“In life, everything is cyclical; everything has patterns,” Alex Maas tells me. As the frontman for Austin psych-rock outfit The Black Angels, Maas would know. At 30 years old, Maas has amassed a wealth of knowledge about the history of psychedelic rock, from its start with fellow Austinites the 13th Floor Elevators in the mid 1960s to its genre-bending modern-day purveyors. Better still, he’s got a band that lives up to its lineage. Named after a Velvet Underground cut, “The Black Angel’s Death Song,” the band evokes the spirit and vibe of their psych forefathers. With a heady and ominous mix of reverb, drone, and paranoia, and Maas’s heavily echoed vocals and ominous deliveries, the Angels conjure images of late-night drives through the desert (mood enhancers optional). Since forming in 2004, the band has made it their mission to keep the spirit of psych alive by way of their annual Austin Psych Fest. Now in its fifth year — and spread over three days — the event draws acts and fans from all over the world and showcases psychedelic music as a diverse and ever-evolving genre.
This Thursday, April 12, The Black Angels hit S.B. for a show at SOhO Restaurant & Music Club. Recently, I chatted with Maas about the past, present, and future of psych rock.
You guys have Coachella, as well as your own Austin Psych Fest, coming up. Can you tell me a little about this year’s setup? This year, we have over 60 bands involved. It’s kind of a dream come true. I never thought it would be this big. I know each year I say that, but it gets bigger every year, and people keep showing up, so we’re going to keep doing it.
And you guys hand select the bands? Yeah. We started this group called The Reverberation Appreciation Society, and we all collectively pick the bands, choose the venue, pick the dates. It’s strategically placed around Coachella so that bands can route their tours and hit the festival.
It’s a really varied lineup; everyone from The Black Lips to you guys to Brian Jonestown Massacre. The psych genre is all over the place. There’s surf psychedelic music and there’s hip-hop and trip-hop and electronic music that’s psychedelic. Garage is the most traditional, ’60s-style psychedelic music, but then there’s the modern stuff, and then you have stuff like Tinariwen.
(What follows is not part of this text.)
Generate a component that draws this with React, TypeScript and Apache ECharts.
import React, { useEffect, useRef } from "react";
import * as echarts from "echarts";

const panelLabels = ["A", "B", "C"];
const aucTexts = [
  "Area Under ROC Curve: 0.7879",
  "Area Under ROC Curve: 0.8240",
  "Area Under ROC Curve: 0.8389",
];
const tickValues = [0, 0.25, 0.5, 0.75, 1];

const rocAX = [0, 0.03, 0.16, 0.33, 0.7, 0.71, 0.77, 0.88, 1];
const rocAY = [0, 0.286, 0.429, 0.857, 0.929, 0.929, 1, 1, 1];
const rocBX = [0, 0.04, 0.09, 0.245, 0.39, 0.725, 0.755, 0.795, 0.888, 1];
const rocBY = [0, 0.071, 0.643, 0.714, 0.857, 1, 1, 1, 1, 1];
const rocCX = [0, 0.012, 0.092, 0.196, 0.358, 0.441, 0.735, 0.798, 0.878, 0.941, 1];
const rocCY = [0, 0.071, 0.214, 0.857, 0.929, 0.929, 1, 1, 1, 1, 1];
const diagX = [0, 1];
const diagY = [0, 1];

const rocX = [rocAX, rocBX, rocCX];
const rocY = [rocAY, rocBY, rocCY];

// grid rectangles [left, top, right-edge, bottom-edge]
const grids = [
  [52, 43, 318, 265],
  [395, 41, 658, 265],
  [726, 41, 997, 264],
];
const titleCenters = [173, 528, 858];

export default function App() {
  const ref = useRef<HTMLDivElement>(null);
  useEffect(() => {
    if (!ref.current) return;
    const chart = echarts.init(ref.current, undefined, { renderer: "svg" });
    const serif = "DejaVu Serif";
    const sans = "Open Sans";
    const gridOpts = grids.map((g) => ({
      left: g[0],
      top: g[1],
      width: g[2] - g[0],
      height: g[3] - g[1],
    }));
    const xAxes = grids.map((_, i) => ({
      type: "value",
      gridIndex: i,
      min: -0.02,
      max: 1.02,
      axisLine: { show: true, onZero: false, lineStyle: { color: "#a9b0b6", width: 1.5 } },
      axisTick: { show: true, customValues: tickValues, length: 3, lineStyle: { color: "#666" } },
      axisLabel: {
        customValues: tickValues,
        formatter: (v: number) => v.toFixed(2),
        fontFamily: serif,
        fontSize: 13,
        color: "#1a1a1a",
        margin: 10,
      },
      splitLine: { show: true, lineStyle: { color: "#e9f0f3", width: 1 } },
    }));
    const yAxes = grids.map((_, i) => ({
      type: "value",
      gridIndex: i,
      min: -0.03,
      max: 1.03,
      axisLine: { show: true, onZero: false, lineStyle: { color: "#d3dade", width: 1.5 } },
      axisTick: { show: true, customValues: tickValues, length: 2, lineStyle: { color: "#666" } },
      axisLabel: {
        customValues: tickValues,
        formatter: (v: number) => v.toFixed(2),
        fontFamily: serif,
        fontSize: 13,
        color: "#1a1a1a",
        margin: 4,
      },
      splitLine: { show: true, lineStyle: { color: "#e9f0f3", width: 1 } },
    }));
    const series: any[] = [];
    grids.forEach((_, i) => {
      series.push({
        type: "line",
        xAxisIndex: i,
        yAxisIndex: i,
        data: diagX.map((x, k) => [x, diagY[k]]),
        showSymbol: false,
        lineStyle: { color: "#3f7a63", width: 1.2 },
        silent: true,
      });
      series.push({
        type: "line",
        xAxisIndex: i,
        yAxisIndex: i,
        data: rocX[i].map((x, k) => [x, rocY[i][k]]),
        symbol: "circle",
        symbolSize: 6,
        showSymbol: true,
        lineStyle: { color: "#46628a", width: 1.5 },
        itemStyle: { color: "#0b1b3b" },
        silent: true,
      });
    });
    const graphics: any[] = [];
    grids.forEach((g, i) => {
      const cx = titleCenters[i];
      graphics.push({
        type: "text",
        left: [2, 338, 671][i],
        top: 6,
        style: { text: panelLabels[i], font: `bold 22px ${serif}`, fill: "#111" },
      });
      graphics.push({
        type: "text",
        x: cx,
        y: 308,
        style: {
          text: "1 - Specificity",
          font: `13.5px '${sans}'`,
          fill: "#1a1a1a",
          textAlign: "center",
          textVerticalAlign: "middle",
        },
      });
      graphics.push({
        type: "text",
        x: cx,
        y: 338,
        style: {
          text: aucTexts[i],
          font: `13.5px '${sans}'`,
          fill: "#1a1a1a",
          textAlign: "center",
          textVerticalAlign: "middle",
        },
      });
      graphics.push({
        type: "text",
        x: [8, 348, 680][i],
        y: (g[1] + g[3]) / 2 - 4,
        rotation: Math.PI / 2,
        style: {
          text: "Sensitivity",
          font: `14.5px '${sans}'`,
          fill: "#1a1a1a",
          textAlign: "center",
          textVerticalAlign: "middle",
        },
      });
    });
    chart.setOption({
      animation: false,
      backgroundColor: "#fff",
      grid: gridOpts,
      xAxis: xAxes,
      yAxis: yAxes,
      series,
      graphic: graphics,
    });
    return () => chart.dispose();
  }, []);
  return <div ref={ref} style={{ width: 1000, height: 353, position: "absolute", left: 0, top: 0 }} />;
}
It’s kind of hard to put a country band on the bill, but if they’re really odd and it works, then we’ll do it. I could hear Ween playing their Mollusk record.
What was the Austin psych scene like when The Black Angels got started? A lot of people don’t know this, but psychedelic rock ’n’ roll started in Austin with the 13th Floor Elevators. They coined the term, but there were other bands like Bubble Puppy and the Golden Dawn and Texas bike bands like Red Crayola that came up in that same era. Then in the ’70s and ’80s, the whole Stevie Ray Vaughan blues element kind of took over the town, and it still exists today. When we formed, there weren’t tons of psychedelic bands in Austin — at least none that were really pulling from the ’60s and bringing in the modern element. It’s been really awesome to see the genre grow and take on all different kinds of forms. We’re at the point where you can add the word “psych” to any kind of music genre and make your own genre. It’s kind of a joke, but you can make the genre expand as wide as you want.
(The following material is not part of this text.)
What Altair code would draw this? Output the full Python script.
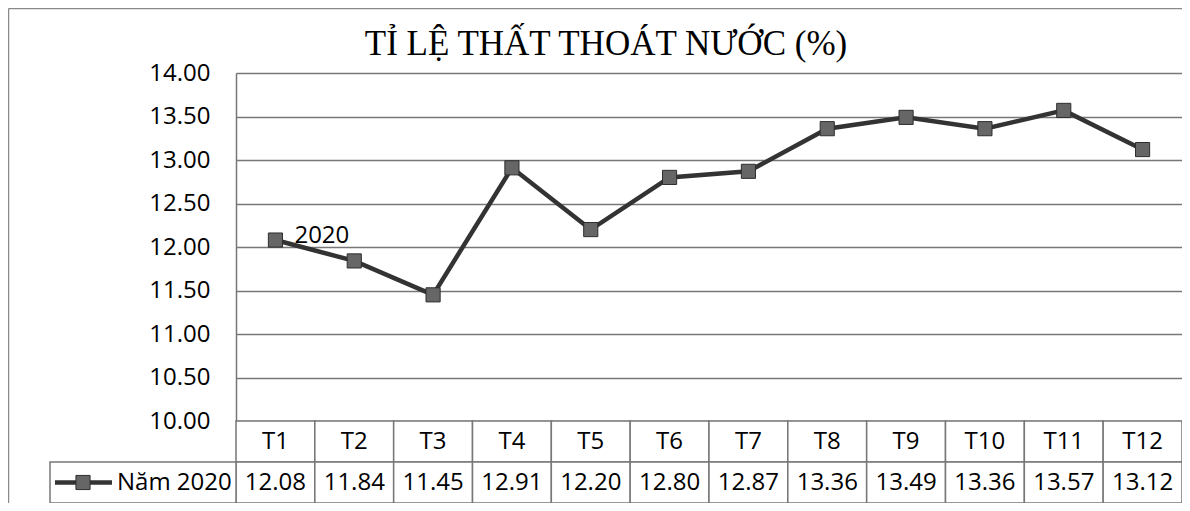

What do you attribute to the psych rock resurgence? I don’t know. I think in life, everything is cyclical; everything has cyclical patterns. The time is now for this type of music to come back. Then we’ll have an ice age, and we’ll all be dead, then we’ll start all over again. [Laughs.]
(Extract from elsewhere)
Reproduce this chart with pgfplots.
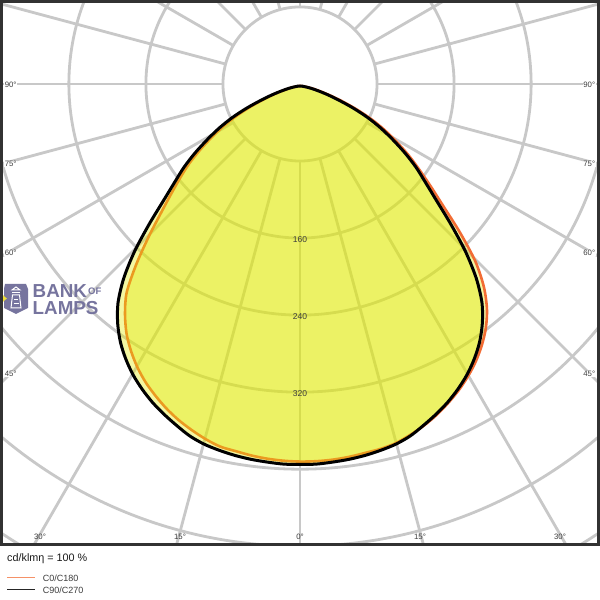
\documentclass[border=0pt]{standalone}
\usepackage{pgfplots}
\pgfplotsset{compat=1.18}
\usepackage{fontspec}
\setmainfont{Liberation Sans}
\definecolor{gridc}{RGB}{200,200,200}
\definecolor{framec}{RGB}{50,50,50}
\definecolor{orangec}{RGB}{242,108,52}
\definecolor{fillc}{RGB}{225,235,0}
\definecolor{labc}{RGB}{60,60,60}
\definecolor{logoc}{RGB}{118,116,158}
\definecolor{logoy}{RGB}{240,225,60}
\begin{document}
\begin{tikzpicture}[x=1pt,y=1pt]
\path[use as bounding box] (0,0) rectangle (600,600);
\fill[white] (0,0) rectangle (600,600);
% polar grid
\begin{scope}
\clip (0,54) rectangle (600,600);
\foreach \r in {77.04,154.08,231.12,308.16,385.2,462.24,539.28}
  \draw[gridc, line width=2.8pt] (300,516) circle[radius=\r];
\foreach \a in {0,15,...,345}
  \draw[gridc, line width=2.8pt, shift={(300,516)}] (\a:77.04) -- (\a:720);
\end{scope}
% logo watermark
\fill[logoy] (0,297) -- (0,306) -- (9,301.5) -- cycle;
\fill[logoc] (5,316) -- (26,316) -- (28,311) -- (28,292) -- (16,286) -- (4,292) -- (4,311) -- cycle;
\fill[logoy] (0,296) -- (0,307) -- (7,301.5) -- cycle;
\draw[white, line width=1pt] (12,310) -- (16,313) -- (20,310) -- cycle;
\draw[white, line width=1pt] (12,307) -- (20,307);
\draw[white, line width=1pt] (12.5,305) -- (11,292) -- (21,292) -- (19.5,305) -- cycle;
\draw[white, line width=0.9pt] (14,301) -- (18,301) (13.5,297) -- (18.5,297);
\node[anchor=base west, inner sep=0, text=logoc, font=\fontsize{18.8}{20}\selectfont\bfseries] at (32.5,302) {BANK};
\node[anchor=base west, inner sep=0, text=logoc, font=\fontsize{9.5}{10}\selectfont\bfseries] at (88,305) {OF};
\node[anchor=base west, inner sep=0, text=logoc, font=\fontsize{18.8}{20}\selectfont\bfseries] at (32.5,285) {LAMPS};
% data
\begin{axis}[at={(0,54)}, anchor=south west, scale only axis,
  width=600pt, height=546pt,
  xmin=-311.53, xmax=311.53, ymin=-479.75, ymax=87.23,
  hide axis, clip=true]
% C0/C180
\addplot[data cs=polar, smooth, tension=0.5, draw=orangec, line width=2.6pt, fill=fillc, fill opacity=0.37, draw opacity=1]
coordinates {
(0,0) (-5,3) (-10,9) (-12.5,15) (-15,22.5) (-17.5,33) (-20,47) (-22.5,64) (-25,82) (-27.5,99) (-30,115.5) (-32.5,133.5) (-35,151) (-37.5,171) (-40,194.5) (-42.5,225.5) (-45,257.5) (-47.5,282.5) (-50,302) (-52.5,317) (-55,329) (-57.5,339.5) (-60,348.5) (-62.5,356.5) (-65,363.5) (-67.5,370) (-70,375.5) (-72.5,380) (-75,384) (-77.5,386) (-80,387) (-82.5,388.5) (-85,389.5) (-87.5,390) (-90,390)
(-92.5,389.5) (-95,388.5) (-97.5,387) (-100,385) (-102.5,383.5) (-105,379.5) (-107.5,374.5) (-110,369) (-112.5,362.5) (-115,355) (-117.5,347) (-120,337.5) (-122.5,326.5) (-125,314) (-127.5,298.5) (-130,280) (-132.5,252) (-135,223) (-137.5,196.5) (-140,175) (-142.5,157) (-145,140.5) (-147.5,122.5) (-150,105) (-152.5,88.5) (-155,71.5) (-157.5,54) (-160,38.5) (-162.5,27) (-165,18) (-167.5,11.5) (-170,7) (-175,2) (-180,0)
};
% C90/C270
\addplot[data cs=polar, smooth, tension=0.5, draw=black, line width=3pt, fill=fillc, fill opacity=0.37, draw opacity=1]
coordinates {
(0,0) (-5,2.5) (-10,8) (-12.5,13) (-15,20) (-17.5,30) (-20,42.7) (-22.5,59.5) (-25,77.5) (-27.5,94.5) (-30,111) (-32.5,129) (-35,147) (-37.5,164) (-40,185) (-42.5,212.5) (-45,243) (-47.5,271) (-50,294) (-52.5,311) (-55,325) (-57.5,336.5) (-60,346.5) (-62.5,355) (-65,362.5) (-67.5,369) (-70,375) (-72.5,381) (-75,385) (-77.5,387.5) (-80,389.5) (-82.5,391) (-85,392) (-87.5,393) (-90,393)
(-92.5,393) (-95,392) (-97.5,391) (-100,389.5) (-102.5,387.5) (-105,385) (-107.5,381) (-110,375) (-112.5,369) (-115,362.5) (-117.5,355) (-120,346.5) (-122.5,336.5) (-125,325) (-127.5,311) (-130,294) (-132.5,271) (-135,243) (-137.5,212.5) (-140,185) (-142.5,164) (-145,147) (-147.5,129) (-150,111) (-152.5,94.5) (-155,77.5) (-157.5,59.5) (-160,42.7) (-162.5,30) (-165,20) (-167.5,13) (-170,8) (-175,2.5) (-180,0)
};
\end{axis}
% radial labels
\begin{scope}[every node/.style={inner sep=0, text=labc, font=\fontsize{8.5}{9}\selectfont}]
\node at (300,360) {160};
\node at (300,283) {240};
\node at (300,206) {320};
\end{scope}
% angle labels
\begin{scope}[every node/.style={inner sep=0.6pt, text=labc, fill=white, font=\fontsize{7.8}{8}\selectfont}]
\node[anchor=west] at (4,515) {90°};
\node[anchor=west] at (4,436) {75°};
\node[anchor=west] at (4,347) {60°};
\node[anchor=west] at (4,226) {45°};
\node[anchor=east] at (596,515) {90°};
\node[anchor=east] at (596,436) {75°};
\node[anchor=east] at (596,347) {60°};
\node[anchor=east] at (596,226) {45°};
\end{scope}
\begin{scope}[every node/.style={inner sep=0, text=labc, font=\fontsize{7.8}{8}\selectfont}]
\node at (40,63) {30°};
\node at (180,63) {15°};
\node at (300,63) {0°};
\node at (420,63) {15°};
\node at (560,63) {30°};
\end{scope}
% frame
\draw[framec, line width=3pt] (1.5,55.5) rectangle (598.5,598.5);
% footer
\node[anchor=base west, inner sep=0, text=black!90, font=\fontsize{10.8}{12}\selectfont] at (7,38.5) {cd/klmη = 100 \%};
\draw[orangec!75, line width=1.2pt] (7,22.7) -- (35,22.7);
\node[anchor=base west, inner sep=0, text=labc, font=\fontsize{9}{10}\selectfont] at (42.7,18.6) {C0/C180};
\draw[black!85, line width=1.2pt] (7,10.7) -- (35,10.7);
\node[anchor=base west, inner sep=0, text=labc, font=\fontsize{9}{10}\selectfont] at (42.7,6.4) {C90/C270};
\end{tikzpicture}
\end{document}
And you guys are working on a new record. Can you tell me anything about it yet? Yeah, we’ve been in the studio since January — Kyle, Stephanie, Christian, and myself — just tracking for the new record. We have about 18 to 19 songs, and 12 are ready to be recorded, then we have another six or seven or eight ideas just floating around. The songs all sound completely different from each other, which is pretty interesting — there’s no real musical theme at this point. They all still sound like The Black Angels, but we’re trying to push ourselves and do stuff we’ve never done before. I think that’s one of the biggest challenges, to try to evolve as a band as we evolve as people.
Your last album, Phosphene Dream, featured a lot of more succinct songwriting. Is that carrying over to the new stuff? It’s hard to say. There are elements of all three of our records [in the new songs], but also elements that haven’t been explored yet and things that we were working on before that are coming out in these songs. It’s a really wide range. I think the last record, and the recent stuff we’ve been doing, is just a setup for The Black Angels to really do whatever we want. We’ve made all these different records, and I think that we’re just going to try to take new directions and just go with them and not really focus on specific styles. There’s a feel to these records, but you don’t really know until it’s done. It’s kind of like making a documentary — you don’t always know what the story is until you finish filming.